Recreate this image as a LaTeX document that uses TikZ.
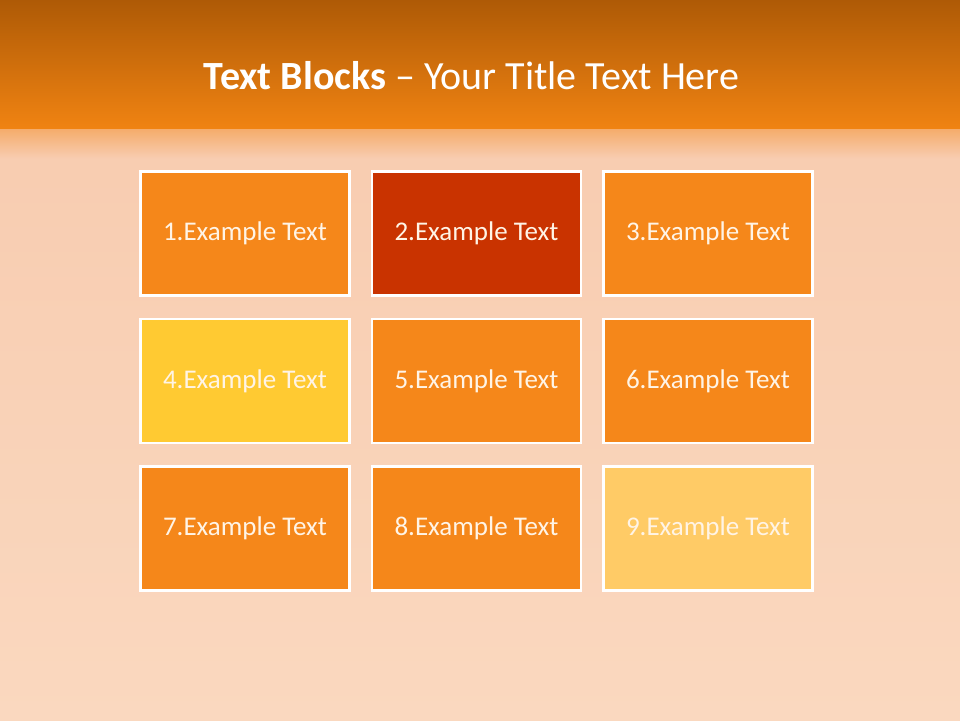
\documentclass[tikz,border=0pt]{standalone}
\usepackage{fontspec}
\setmainfont{Carlito}
\usepackage{tikz}
\usetikzlibrary{positioning}
\definecolor{bandtop}{HTML}{AE5A06}
\definecolor{bandbot}{HTML}{F08312}
\definecolor{silk}{HTML}{F8CCB0}
\definecolor{silklight}{HTML}{FAD8BF}
\definecolor{blockorange}{HTML}{F5871A}
\definecolor{blockred}{HTML}{C93300}
\definecolor{blockyellow}{HTML}{FFCA32}
\definecolor{blocksand}{HTML}{FFCB66}
\definecolor{blocktext}{HTML}{FFF4E6}

\begin{document}
\begin{tikzpicture}[x=1pt,y=-1pt,
  block/.style={draw=white,line width=2.5pt,minimum width=209pt,minimum height=124pt,
    inner sep=0pt,text=blocktext,font=\fontsize{27}{32}\selectfont},
  titletext/.style={text=white,font=\fontsize{40}{46}\selectfont}]
\useasboundingbox (0,0) rectangle (960,720);
% background
\fill[top color=silk,bottom color=silklight] (0,128) rectangle (960,720);
\fill[top color=silk!55!bandbot,bottom color=silk] (0,128) rectangle (960,158);
\fill[top color=bandtop,bottom color=bandbot] (0,0) rectangle (960,128);
\node[titletext] (title) at (471.5,76) {\textbf{Text Blocks} – Your Title Text Here};
% blocks
\foreach \n/\bx/\by/\c in {1/245/233.5/blockorange,2/476.5/233.5/blockred,3/708/233.5/blockorange,
  4/245/381/blockyellow,5/476.5/381/blockorange,6/708/381/blockorange,
  7/245/528.5/blockorange,8/476.5/528.5/blockorange,9/708/528.5/blocksand}{
  \node[block,fill=\c] (b\n) at (\bx,\by) {\n.Example Text};
}
\end{tikzpicture}
\end{document}
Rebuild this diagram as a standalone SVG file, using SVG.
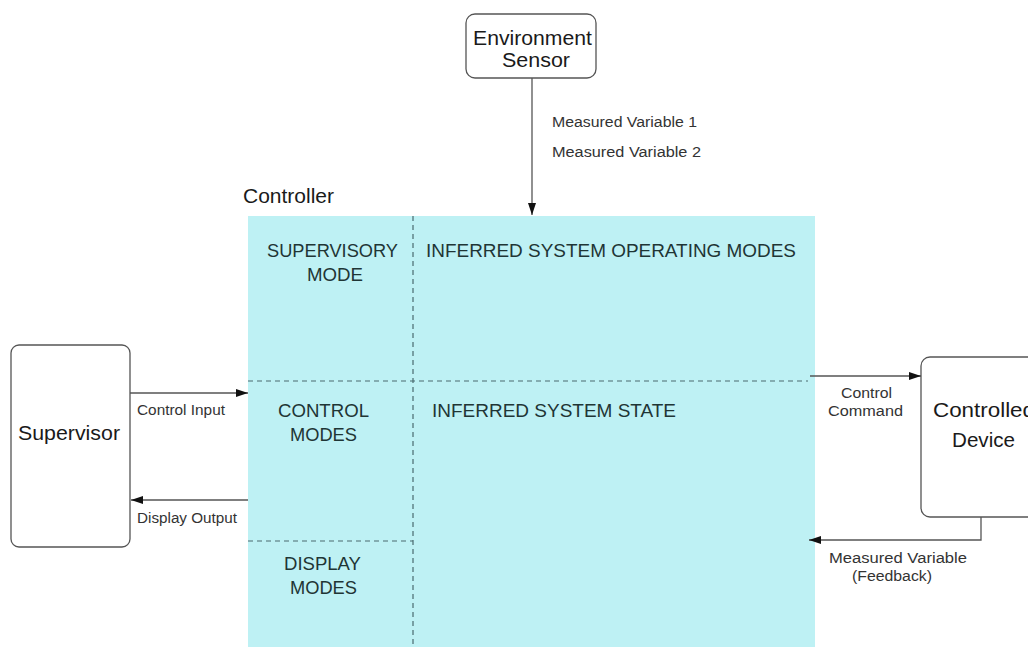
<svg xmlns="http://www.w3.org/2000/svg" width="1028" height="647" viewBox="0 0 1028 647">
  <style>
    .box { fill: #ffffff; stroke: #555555; stroke-width: 1.3; }
    .title { font-family: "Liberation Sans", Arial, sans-serif; font-size: 20px; fill: #1a1a1a; }
    .lbl { font-family: "Liberation Sans", Arial, sans-serif; font-size: 14px; fill: #333333; }
    .zone { font-family: "Liberation Sans", Arial, sans-serif; font-size: 18px; fill: #1f3535; }
    .dash { stroke: #4a6a6e; stroke-width: 1.2; stroke-dasharray: 5 4; fill: none; }
    .wire { stroke: #555555; stroke-width: 1.3; fill: none; }
  </style>
  <defs>
    <marker id="arrow" viewBox="0 0 12 8" refX="12" refY="4" markerWidth="12" markerHeight="8" markerUnits="userSpaceOnUse" orient="auto">
      <path d="M0,0 L12,4 L0,8 Z" fill="#111111"/>
    </marker>
  </defs>

  <rect width="1028" height="647" fill="#ffffff"/>

  <!-- Controller block with its mode partitions -->
  <g id="controller">
    <text class="title" x="243" y="203" textLength="91" lengthAdjust="spacingAndGlyphs">Controller</text>
    <rect x="248" y="216" width="567" height="431" fill="#bef1f4"/>
    <line class="dash" x1="413" y1="216" x2="413" y2="647"/>
    <line class="dash" x1="248" y1="381" x2="808" y2="381"/>
    <line class="dash" x1="248" y1="541" x2="413" y2="541"/>
    <text class="zone" x="267" y="257" textLength="131" lengthAdjust="spacingAndGlyphs">SUPERVISORY</text>
    <text class="zone" x="307" y="281" textLength="56" lengthAdjust="spacingAndGlyphs">MODE</text>
    <text class="zone" x="426" y="257" textLength="370" lengthAdjust="spacingAndGlyphs">INFERRED SYSTEM OPERATING MODES</text>
    <text class="zone" x="278" y="417" textLength="91" lengthAdjust="spacingAndGlyphs">CONTROL</text>
    <text class="zone" x="290" y="441" textLength="67" lengthAdjust="spacingAndGlyphs">MODES</text>
    <text class="zone" x="432" y="417" textLength="244" lengthAdjust="spacingAndGlyphs">INFERRED SYSTEM STATE</text>
    <text class="zone" x="284" y="570" textLength="77" lengthAdjust="spacingAndGlyphs">DISPLAY</text>
    <text class="zone" x="290" y="594" textLength="67" lengthAdjust="spacingAndGlyphs">MODES</text>
  </g>

  <g id="environment-sensor">
    <rect class="box" x="466" y="14" width="130" height="64" rx="9"/>
    <text class="title" x="473" y="45" textLength="119" lengthAdjust="spacingAndGlyphs">Environment</text>
    <text class="title" x="502" y="67" textLength="68" lengthAdjust="spacingAndGlyphs">Sensor</text>
  </g>

  <g id="supervisor">
    <rect class="box" x="11" y="345" width="119" height="202" rx="8"/>
    <text class="title" x="18" y="440" textLength="102" lengthAdjust="spacingAndGlyphs">Supervisor</text>
  </g>

  <g id="controlled-device">
    <rect class="box" x="921" y="357" width="120" height="160" rx="9"/>
    <text class="title" x="933" y="417" textLength="102" lengthAdjust="spacingAndGlyphs">Controlled</text>
    <text class="title" x="952" y="447" textLength="63" lengthAdjust="spacingAndGlyphs">Device</text>
  </g>

  <!-- Signal flows -->
  <g id="connectors">
    <line class="wire" x1="532" y1="78" x2="532" y2="215" marker-end="url(#arrow)"/>
    <text class="lbl" x="552" y="127" textLength="145" lengthAdjust="spacingAndGlyphs">Measured Variable 1</text>
    <text class="lbl" x="552" y="157" textLength="149" lengthAdjust="spacingAndGlyphs">Measured Variable 2</text>

    <line class="wire" x1="130" y1="393" x2="248" y2="393" marker-end="url(#arrow)"/>
    <text class="lbl" x="137" y="415" textLength="88" lengthAdjust="spacingAndGlyphs">Control Input</text>

    <line class="wire" x1="248" y1="500" x2="131" y2="500" marker-end="url(#arrow)"/>
    <text class="lbl" x="137" y="523" textLength="100" lengthAdjust="spacingAndGlyphs">Display Output</text>

    <line class="wire" x1="810" y1="376" x2="921" y2="376" marker-end="url(#arrow)"/>
    <text class="lbl" x="841" y="398" textLength="51" lengthAdjust="spacingAndGlyphs">Control</text>
    <text class="lbl" x="828" y="416" textLength="75" lengthAdjust="spacingAndGlyphs">Command</text>

    <polyline class="wire" points="981,517 981,540 809,540" marker-end="url(#arrow)"/>
    <text class="lbl" x="829" y="563" textLength="138" lengthAdjust="spacingAndGlyphs">Measured Variable</text>
    <text class="lbl" x="852" y="581" textLength="80" lengthAdjust="spacingAndGlyphs">(Feedback)</text>
  </g>
</svg>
::::::::
**What you need to do:** Go through the listing above and quote it exactly, apart from its images.

**Exercise answer:**
Recreate this image as a LaTeX document that uses TikZ.
\documentclass[tikz,border=0pt]{standalone}
\usepackage{fontspec}
\setmainfont{Carlito}
\usepackage{tikz}
\usetikzlibrary{positioning}
\definecolor{bandtop}{HTML}{AE5A06}
\definecolor{bandbot}{HTML}{F08312}
\definecolor{silk}{HTML}{F8CCB0}
\definecolor{silklight}{HTML}{FAD8BF}
\definecolor{blockorange}{HTML}{F5871A}
\definecolor{blockred}{HTML}{C93300}
\definecolor{blockyellow}{HTML}{FFCA32}
\definecolor{blocksand}{HTML}{FFCB66}
\definecolor{blocktext}{HTML}{FFF4E6}

\begin{document}
\begin{tikzpicture}[x=1pt,y=-1pt,
  block/.style={draw=white,line width=2.5pt,minimum width=209pt,minimum height=124pt,
    inner sep=0pt,text=blocktext,font=\fontsize{27}{32}\selectfont},
  titletext/.style={text=white,font=\fontsize{40}{46}\selectfont}]
\useasboundingbox (0,0) rectangle (960,720);
% background
\fill[top color=silk,bottom color=silklight] (0,128) rectangle (960,720);
\fill[top color=silk!55!bandbot,bottom color=silk] (0,128) rectangle (960,158);
\fill[top color=bandtop,bottom color=bandbot] (0,0) rectangle (960,128);
\node[titletext] (title) at (471.5,76) {\textbf{Text Blocks} – Your Title Text Here};
% blocks
\foreach \n/\bx/\by/\c in {1/245/233.5/blockorange,2/476.5/233.5/blockred,3/708/233.5/blockorange,
  4/245/381/blockyellow,5/476.5/381/blockorange,6/708/381/blockorange,
  7/245/528.5/blockorange,8/476.5/528.5/blockorange,9/708/528.5/blocksand}{
  \node[block,fill=\c] (b\n) at (\bx,\by) {\n.Example Text};
}
\end{tikzpicture}
\end{document}
Rebuild this diagram as a standalone SVG file, using SVG.
<svg xmlns="http://www.w3.org/2000/svg" width="1028" height="647" viewBox="0 0 1028 647">
  <style>
    .box { fill: #ffffff; stroke: #555555; stroke-width: 1.3; }
    .title { font-family: "Liberation Sans", Arial, sans-serif; font-size: 20px; fill: #1a1a1a; }
    .lbl { font-family: "Liberation Sans", Arial, sans-serif; font-size: 14px; fill: #333333; }
    .zone { font-family: "Liberation Sans", Arial, sans-serif; font-size: 18px; fill: #1f3535; }
    .dash { stroke: #4a6a6e; stroke-width: 1.2; stroke-dasharray: 5 4; fill: none; }
    .wire { stroke: #555555; stroke-width: 1.3; fill: none; }
  </style>
  <defs>
    <marker id="arrow" viewBox="0 0 12 8" refX="12" refY="4" markerWidth="12" markerHeight="8" markerUnits="userSpaceOnUse" orient="auto">
      <path d="M0,0 L12,4 L0,8 Z" fill="#111111"/>
    </marker>
  </defs>

  <rect width="1028" height="647" fill="#ffffff"/>

  <!-- Controller block with its mode partitions -->
  <g id="controller">
    <text class="title" x="243" y="203" textLength="91" lengthAdjust="spacingAndGlyphs">Controller</text>
    <rect x="248" y="216" width="567" height="431" fill="#bef1f4"/>
    <line class="dash" x1="413" y1="216" x2="413" y2="647"/>
    <line class="dash" x1="248" y1="381" x2="808" y2="381"/>
    <line class="dash" x1="248" y1="541" x2="413" y2="541"/>
    <text class="zone" x="267" y="257" textLength="131" lengthAdjust="spacingAndGlyphs">SUPERVISORY</text>
    <text class="zone" x="307" y="281" textLength="56" lengthAdjust="spacingAndGlyphs">MODE</text>
    <text class="zone" x="426" y="257" textLength="370" lengthAdjust="spacingAndGlyphs">INFERRED SYSTEM OPERATING MODES</text>
    <text class="zone" x="278" y="417" textLength="91" lengthAdjust="spacingAndGlyphs">CONTROL</text>
    <text class="zone" x="290" y="441" textLength="67" lengthAdjust="spacingAndGlyphs">MODES</text>
    <text class="zone" x="432" y="417" textLength="244" lengthAdjust="spacingAndGlyphs">INFERRED SYSTEM STATE</text>
    <text class="zone" x="284" y="570" textLength="77" lengthAdjust="spacingAndGlyphs">DISPLAY</text>
    <text class="zone" x="290" y="594" textLength="67" lengthAdjust="spacingAndGlyphs">MODES</text>
  </g>

  <g id="environment-sensor">
    <rect class="box" x="466" y="14" width="130" height="64" rx="9"/>
    <text class="title" x="473" y="45" textLength="119" lengthAdjust="spacingAndGlyphs">Environment</text>
    <text class="title" x="502" y="67" textLength="68" lengthAdjust="spacingAndGlyphs">Sensor</text>
  </g>

  <g id="supervisor">
    <rect class="box" x="11" y="345" width="119" height="202" rx="8"/>
    <text class="title" x="18" y="440" textLength="102" lengthAdjust="spacingAndGlyphs">Supervisor</text>
  </g>

  <g id="controlled-device">
    <rect class="box" x="921" y="357" width="120" height="160" rx="9"/>
    <text class="title" x="933" y="417" textLength="102" lengthAdjust="spacingAndGlyphs">Controlled</text>
    <text class="title" x="952" y="447" textLength="63" lengthAdjust="spacingAndGlyphs">Device</text>
  </g>

  <!-- Signal flows -->
  <g id="connectors">
    <line class="wire" x1="532" y1="78" x2="532" y2="215" marker-end="url(#arrow)"/>
    <text class="lbl" x="552" y="127" textLength="145" lengthAdjust="spacingAndGlyphs">Measured Variable 1</text>
    <text class="lbl" x="552" y="157" textLength="149" lengthAdjust="spacingAndGlyphs">Measured Variable 2</text>

    <line class="wire" x1="130" y1="393" x2="248" y2="393" marker-end="url(#arrow)"/>
    <text class="lbl" x="137" y="415" textLength="88" lengthAdjust="spacingAndGlyphs">Control Input</text>

    <line class="wire" x1="248" y1="500" x2="131" y2="500" marker-end="url(#arrow)"/>
    <text class="lbl" x="137" y="523" textLength="100" lengthAdjust="spacingAndGlyphs">Display Output</text>

    <line class="wire" x1="810" y1="376" x2="921" y2="376" marker-end="url(#arrow)"/>
    <text class="lbl" x="841" y="398" textLength="51" lengthAdjust="spacingAndGlyphs">Control</text>
    <text class="lbl" x="828" y="416" textLength="75" lengthAdjust="spacingAndGlyphs">Command</text>

    <polyline class="wire" points="981,517 981,540 809,540" marker-end="url(#arrow)"/>
    <text class="lbl" x="829" y="563" textLength="138" lengthAdjust="spacingAndGlyphs">Measured Variable</text>
    <text class="lbl" x="852" y="581" textLength="80" lengthAdjust="spacingAndGlyphs">(Feedback)</text>
  </g>
</svg>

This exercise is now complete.